During a test of a new radio-controlled devise for military planes the pilot is killed, and the plane is high jacked. Charlie Chan (Warner Oland) and his No. 2 son, Charlie Junior (Layne Tom Jr.) are out fishing when Junior and Senior find the plane and the dead pilot. The murdered pilot is actually a replacement. The man who was supposed to fly the plane was Richard Masters (Allan Lane). Masters injured his shoulder, so he was replaced with another pilot. The inventor of the device is Mr. Cartwright (John Eldridge)
A grounds man scheduled to be on the runway before the plane takes off is found dead in his hotel room. Before he was killed, he had a woman visitor and made a phone call to the Royal Hawaiian Hotel. At the time Cartwright and Masters were both staying there, as well as Mr. Hopkins, the owner of the aviation company that is financing the invention. Checking passenger lists of flights to the mainland they find that Masters and a woman named Yvonne Roland (Katherine DeMille) were on a flight to San Francisco.
Masters took the flight so he could get his connection and catch the steamship Manhattan going from New York to Germany. Masters is on the team that is competing in the Summer Olympics in Berlin. Charlie’s son Lee (Keye Luke) is also on the Olympic team and is on the ship with Masters. In addition, Hopkins recognizes the name of an arms dealer, Arthur Hughes (C. Henry Gordon). Yvonne Roland is also on the ship as well. Realizing that the top-secret device is on its way to Germany, Charlie, Cartwright and Hopkins take the clipper to San Francisco, then a transcontinental flight to New York where they will take the Hindenburg to Germany. That way they will be in Berlin the same time as everyone on the steamship.
In Berlin the device is recovered but Lee gets kidnapped. The kidnappers demand that Charlie bring them the device, and no cops, if he ever wants his son back.

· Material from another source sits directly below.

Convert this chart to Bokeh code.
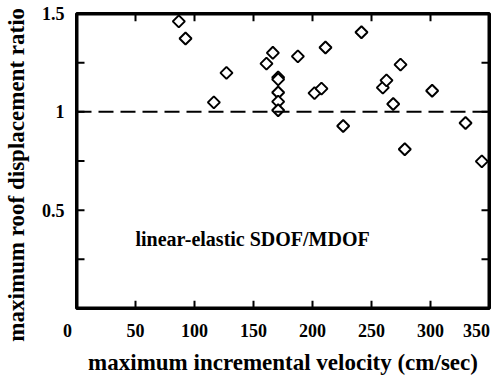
import math
from bokeh.plotting import figure
from bokeh.models import Range1d, FixedTicker, Span, Label
from bokeh.embed import file_html
from bokeh.resources import INLINE

# data
velocity = [86.7, 92.4, 116.4, 127.1, 161.0, 166.4, 170.9, 170.9, 170.9, 170.9, 170.9,
            187.6, 201.7, 207.6, 211.0, 226.0, 241.5, 259.6, 262.7, 268.4, 274.6, 278.2,
            301.4, 329.7, 343.5]
ratio = [1.46, 1.373, 1.048, 1.198, 1.245, 1.30, 1.175, 1.165, 1.098, 1.052, 1.008,
         1.282, 1.095, 1.118, 1.327, 0.928, 1.405, 1.123, 1.16, 1.04, 1.24, 0.81,
         1.107, 0.943, 0.748]
x_ticks = [0, 50, 100, 150, 200, 250, 300, 350]
y_ticks = [0, 0.25, 0.5, 0.75, 1.0, 1.25, 1.5]
x_label_ticks = [0, 50, 100, 150, 200, 250, 300, 350]
y_label_ticks = [0.5, 1.0, 1.5]
NB = "\u00a0"  # no-break spaces nudge the two corner labels
x_tick_labels = {0: "0" + NB * 4, 350: "350" + NB}
y_tick_labels = {0.5: "0.5", 1: "1", 1.5: "1.5"}
x_min, x_max = 0, 350
y_min, y_max = 0, 1.5
reference_ratio = 1.0
note = "linear-elastic SDOF/MDOF"
x_title = "maximum incremental velocity (cm/sec)"
y_title = "maximum roof displacement ratio" + "\u2003\u2009"

FONT = "Times"
W, H = 494, 377
BL, BT, BR, BB = 76, 13, 5, 64
TICK_PX, TICK_W, FRAME_W = 8, 2, 2

p = figure(width=W, height=H, output_backend="svg", toolbar_location=None,
           x_range=Range1d(x_min, x_max), y_range=Range1d(y_min, y_max),
           min_border_left=BL, min_border_top=BT, min_border_right=BR, min_border_bottom=BB)
p.outline_line_color = "black"
p.outline_line_width = 3
p.grid.visible = False

def style_axis(ax, ticks, overrides):
    ax.ticker = FixedTicker(ticks=ticks)
    ax.major_label_overrides = overrides
    ax.axis_line_color = None
    ax.major_tick_in = 0
    ax.major_tick_out = 0
    ax.major_tick_line_color = None
    ax.minor_tick_line_color = None
    ax.major_label_text_font = FONT
    ax.major_label_text_font_style = "bold"
    ax.major_label_text_font_size = "18px"
    ax.major_label_text_color = "black"
    ax.axis_label_text_font = FONT
    ax.axis_label_text_font_style = "bold"
    ax.axis_label_text_font_size = "23px"
    ax.axis_label_text_color = "black"

xa = p.xaxis[0]
ya = p.yaxis[0]
style_axis(xa, x_label_ticks, x_tick_labels)
style_axis(ya, y_label_ticks, y_tick_labels)
xa.major_label_standoff = 12
ya.major_label_standoff = 12
xa.axis_label = x_title
ya.axis_label = y_title
xa.axis_label_standoff = 6
ya.axis_label_standoff = 10

# data units per screen pixel inside the frame
ux = (x_max - x_min) / (W - BL - BR)
uy = (y_max - y_min) / (H - BT - BB)

L, R, B, T = [], [], [], []
def bar(l, r, b, t):
    L.append(l); R.append(r); B.append(b); T.append(t)

# frame border drawn as filled bars just inside the frame
bar(x_min, x_max, y_min, y_min + FRAME_W * uy)
bar(x_min, x_max, y_max - FRAME_W * uy, y_max)
bar(x_min, x_min + FRAME_W * ux, y_min, y_max)
bar(x_max - FRAME_W * ux, x_max, y_min, y_max)
# inward tick marks on all four sides
hw_x = TICK_W / 2 * ux
hw_y = TICK_W / 2 * uy
for t in x_ticks[1:-1]:
    bar(t - hw_x, t + hw_x, y_min, y_min + TICK_PX * uy)
    bar(t - hw_x, t + hw_x, y_max - TICK_PX * uy, y_max)
for t in y_ticks[1:-1]:
    bar(x_min, x_min + TICK_PX * ux, t - hw_y, t + hw_y)
    bar(x_max - TICK_PX * ux, x_max, t - hw_y, t + hw_y)
p.quad(left=L, right=R, bottom=B, top=T, fill_color="black", line_color=None)

p.add_layout(Span(location=reference_ratio, dimension="width", line_color="black",
                  line_width=2, line_dash="15 7"))

p.scatter(velocity, ratio, marker="square", angle=math.pi / 4, size=8.5,
          fill_color="white", line_color="black", line_width=2)

p.add_layout(Label(x=50, y=0.355, text=note, text_align="left", text_baseline="middle",
                   text_font=FONT, text_font_style="bold", text_font_size="20px",
                   text_color="black"))

open("out.html", "w").write(file_html(p, INLINE))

“Charlie Chan at the Olympics” was released in 1937 and was directed by H. Bruce Huberstone. It is the fourteenth of sixteen Charlie Chan films starring Warner Oland as the Chinese detective created by Earl Derr Biggers.
This is the only appearance of Layne Tom, Jr. as Charlie Chan's No. 2 son and name-sake Charlie Chan Junior while Warner Oland was in the role. Tom would appear with Sidney Toler in “Charlie Chan in Honolulu” 1938 as Tommy Chan and in “Charlie Chan’s Murder Cruise” 1940 as Willie Chan.
There is some interesting stock footage in the film. During the scenes with the Olympic Games, footage of the 1936 summer Olympics, including American runner Jesse Owens in the relay race, is included. Also included are some scenes of the Dirigible Hindenburg. The Hindenburg exploded and crashed May 6, 1937, two weeks before the film was released. Nazi Swastikas were removed from the stock footage of the Hindenburg and the Olympic Game footage.